→ **Dataset extract**:
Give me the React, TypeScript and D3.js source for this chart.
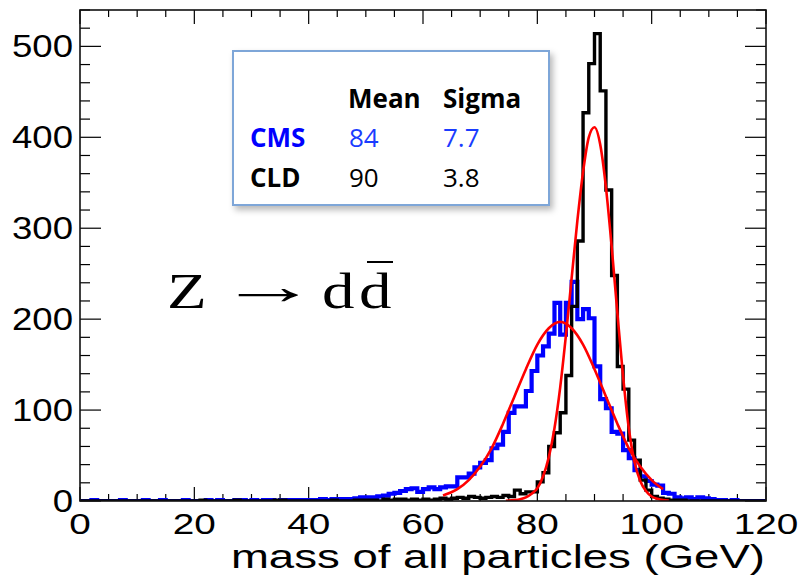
import * as d3 from "d3";

// mass bins are 1 GeV wide, bin k covers [k, k+1)
const binWidth = 1;

const cmsCounts = [
  0, 0, 1, 0, 0, 0, 0, 1, 0, 0,
  0, 1, 0, 0, 1, 0, 0, 0, 1, 0,
  0, 0, 1, 0, 1, 0, 0, 1, 1, 0,
  1, 0, 1, 1, 0, 1, 1, 1, 1, 1,
  1, 1, 2, 1, 2, 2, 2, 2, 3, 4,
  4, 4, 5, 6, 8, 9, 11, 13, 14, 10,
  13, 15, 13, 15, 16, 16, 26, 26, 30, 37,
  42, 45, 58, 62, 76, 97, 104, 104, 121, 143,
  160, 170, 184, 218, 183, 218, 241, 200, 211, 201,
  148, 112, 102, 76, 74, 56, 47, 34, 27, 22,
  18, 17, 9, 8, 4, 3, 4, 2, 4, 3,
  2, 1, 1, 0, 1, 0, 0, 0, 0, 0,
];

const cldCounts = [
  0, 0, 0, 0, 0, 0, 0, 0, 0, 0,
  0, 0, 0, 0, 0, 0, 0, 0, 0, 0,
  0, 1, 0, 0, 0, 0, 0, 1, 0, 0,
  0, 0, 0, 0, 1, 1, 0, 0, 0, 0,
  0, 0, 0, 0, 1, 0, 0, 0, 1, 1,
  1, 1, 0, 2, 1, 2, 2, 1, 2, 1,
  2, 1, 2, 3, 2, 3, 4, 3, 5, 4,
  3, 4, 5, 4, 6, 5, 12, 8, 10, 10,
  21, 31, 60, 75, 97, 138, 214, 286, 427, 481,
  514, 451, 342, 248, 148, 123, 67, 45, 23, 12,
  5, 3, 2, 1, 1, 1, 0, 0, 0, 0,
  0, 0, 0, 0, 0, 0, 0, 0, 0, 0,
];

// fitted curves
const cmsFitMass = [63.5, 66, 68, 70, 72, 74, 76, 78, 80, 82, 84, 86, 88, 90, 92, 94, 96, 98, 100, 102];
const cmsFitValue = [6, 13, 23, 38, 58, 85, 115, 145, 172, 190, 197, 190, 172, 145, 115, 85, 58, 38, 23, 13];

const cldFitMass = [74.5, 76, 77, 78, 79, 80, 81, 82, 83, 84, 85, 86, 87, 88, 89, 90, 91, 92, 93, 94, 95, 96, 97, 98, 99, 100, 101, 102, 103];
const cldFitValue = [0.3, 1, 2, 4, 8, 14, 27, 48, 80, 125, 182, 245, 308, 362, 400, 411, 392, 345, 280, 207, 137, 80, 43, 22, 11, 5, 2.5, 1, 0.5];

const xTicks = [0, 20, 40, 60, 80, 100, 120];
const yTicks = [0, 100, 200, 300, 400, 500];

const legendHeader = ["Mean", "Sigma"];
const legendRows = [
  { name: "CMS", mean: "84", sigma: "7.7", color: "#0000ff", valueColor: "#1a3cff" },
  { name: "CLD", mean: "90", sigma: "3.8", color: "#000000", valueColor: "#000000" },
];

const x = d3.scaleLinear().domain([0, 120]).range([80, 766]);
const y = d3.scaleLinear().domain([0, 540]).range([501, 10]);

function histPath(counts: number[]) {
  const pts: [number, number][] = counts.map((c, i) => [i * binWidth, c]);
  pts.push([counts.length * binWidth, counts[counts.length - 1]]);
  return d3
    .line<[number, number]>()
    .x((d) => x(d[0]))
    .y((d) => y(d[1]))
    .curve(d3.curveStepAfter)(pts);
}

function fitPath(mass: number[], values: number[]) {
  return d3
    .line<number>()
    .x((d) => x(d))
    .y((_, i) => y(values[i]))
    .curve(d3.curveMonotoneX)(mass);
}

const axisFont = "'Liberation Sans', Arial, Helvetica, sans-serif";

export default function App() {
  const [x0, x1] = x.range();
  const [yb, yt] = y.range();
  const xMinor = d3.range(0, 121, 5);
  const yMinor = d3.range(0, 541, 20);

  return (
    <div style={{ position: "absolute", left: 0, top: 0 }}>
      <svg width={798} height={577} style={{ display: "block", background: "#fff" }}>
        <defs>
          <filter id="shadow" x="-10%" y="-10%" width="130%" height="140%">
            <feDropShadow dx="3" dy="4" stdDeviation="3" floodColor="#000" floodOpacity="0.28" />
          </filter>
          <clipPath id="plot">
            <rect x={x0} y={yt} width={x1 - x0} height={yb - yt} />
          </clipPath>
        </defs>

        {/* ticks */}
        <g stroke="#000" strokeWidth={1.2}>
          {xMinor.map((t) => {
            const len = t % 20 === 0 ? 14 : 7;
            return (
              <g key={"xt" + t}>
                <line x1={x(t)} x2={x(t)} y1={yb} y2={yb - len} />
                <line x1={x(t)} x2={x(t)} y1={yt} y2={yt + len} />
              </g>
            );
          })}
          {yMinor.map((t) => {
            const len = t % 100 === 0 ? 21 : 10;
            return (
              <g key={"yt" + t}>
                <line x1={x0} x2={x0 + len} y1={y(t)} y2={y(t)} />
                <line x1={x1} x2={x1 - len} y1={y(t)} y2={y(t)} />
              </g>
            );
          })}
        </g>

        {/* histograms and fits */}
        <g clipPath="url(#plot)" fill="none" strokeLinejoin="miter">
          <path d={histPath(cmsCounts) ?? ""} stroke="#0000ff" strokeWidth={4.2} />
          <path d={histPath(cldCounts) ?? ""} stroke="#000" strokeWidth={3.4} />
          <path d={fitPath(cmsFitMass, cmsFitValue) ?? ""} stroke="#ff0000" strokeWidth={2.6} />
          <path d={fitPath(cldFitMass, cldFitValue) ?? ""} stroke="#ff0000" strokeWidth={2.6} />
        </g>

        {/* frame */}
        <rect x={x0} y={yt} width={x1 - x0} height={yb - yt} fill="none" stroke="#111" strokeWidth={1.6} />

        {/* tick labels */}
        <g fontFamily={axisFont} fontSize={30} fill="#000">
          {xTicks.map((t) => (
            <text key={"xl" + t} transform={`translate(${x(t)},534) scale(1.29,1)`} textAnchor="middle">
              {t}
            </text>
          ))}
          {yTicks.map((t) => (
            <text key={"yl" + t} transform={`translate(73,${y(t) + 11}) scale(1.18,1)`} textAnchor="end" fontSize={31}>
              {t}
            </text>
          ))}
          <text transform="translate(765,568) scale(1.34,1)" textAnchor="end" fontSize={34}>
            mass of all particles (GeV)
          </text>
        </g>

        {/* process label */}
        <g fontFamily="'Liberation Serif', 'Times New Roman', serif" fontSize={50} fill="#000">
          <text transform="translate(167,308) scale(1.3,1)">Z</text>
          <text transform="translate(218,304) scale(2.0,1.05)">→</text>
          <text transform="translate(322,308) scale(1.3,1)">d</text>
          <text transform="translate(359,308) scale(1.3,1)">d</text>
          <line x1={367} x2={393} y1={262} y2={262} stroke="#000" strokeWidth={2} />
        </g>

        {/* legend box */}
        <rect x={233} y={51} width={316} height={154} fill="#fff" stroke="#7ea6d8" strokeWidth={2} filter="url(#shadow)" />
        <g fontFamily="'Open Sans', 'Noto Sans', sans-serif" fontSize={26}>
          {legendHeader.map((h, i) => (
            <text key={h} x={i === 0 ? 348 : 443} y={108} fontWeight="bold" fill="#000">
              {h}
            </text>
          ))}
          {legendRows.map((r, i) => (
            <g key={r.name}>
              <text x={250} y={147 + i * 40} fontWeight="bold" fill={r.color}>
                {r.name}
              </text>
              <text x={349} y={147 + i * 40} fill={r.valueColor}>
                {r.mean}
              </text>
              <text x={443} y={147 + i * 40} fill={r.valueColor}>
                {r.sigma}
              </text>
            </g>
          ))}
        </g>
      </svg>
    </div>
  );
}
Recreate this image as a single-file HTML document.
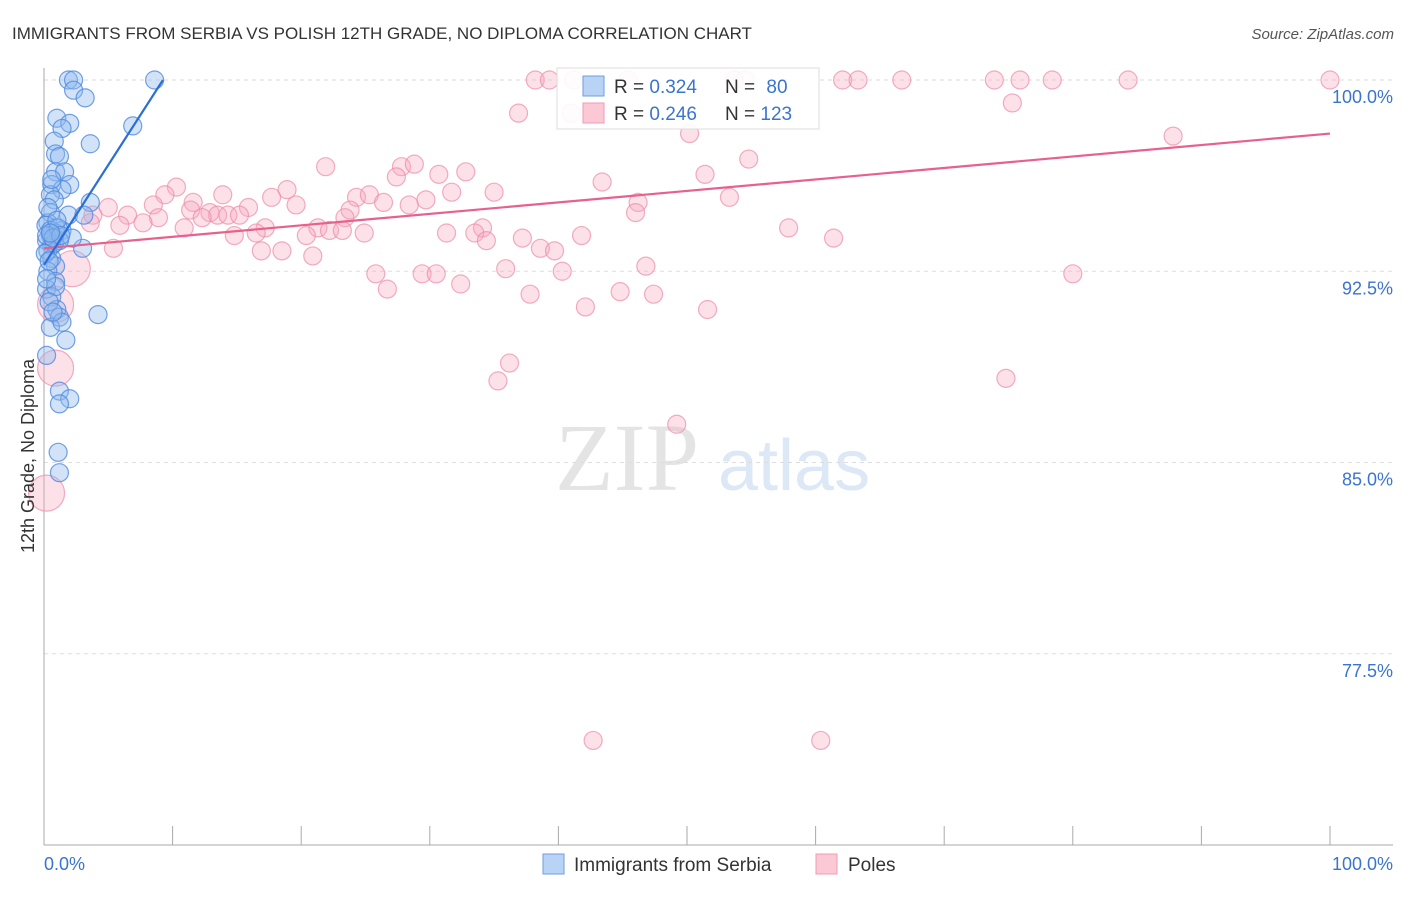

→ **Task to complete**: Each line from the top of the material through the line containing "const binWidth = 1;" should be reproduced exactly; please drop any images.

→ **Result of this task**:
Give me the React, TypeScript and D3.js source for this chart.
import * as d3 from "d3";

// mass bins are 1 GeV wide, bin k covers [k, k+1)
const binWidth = 1;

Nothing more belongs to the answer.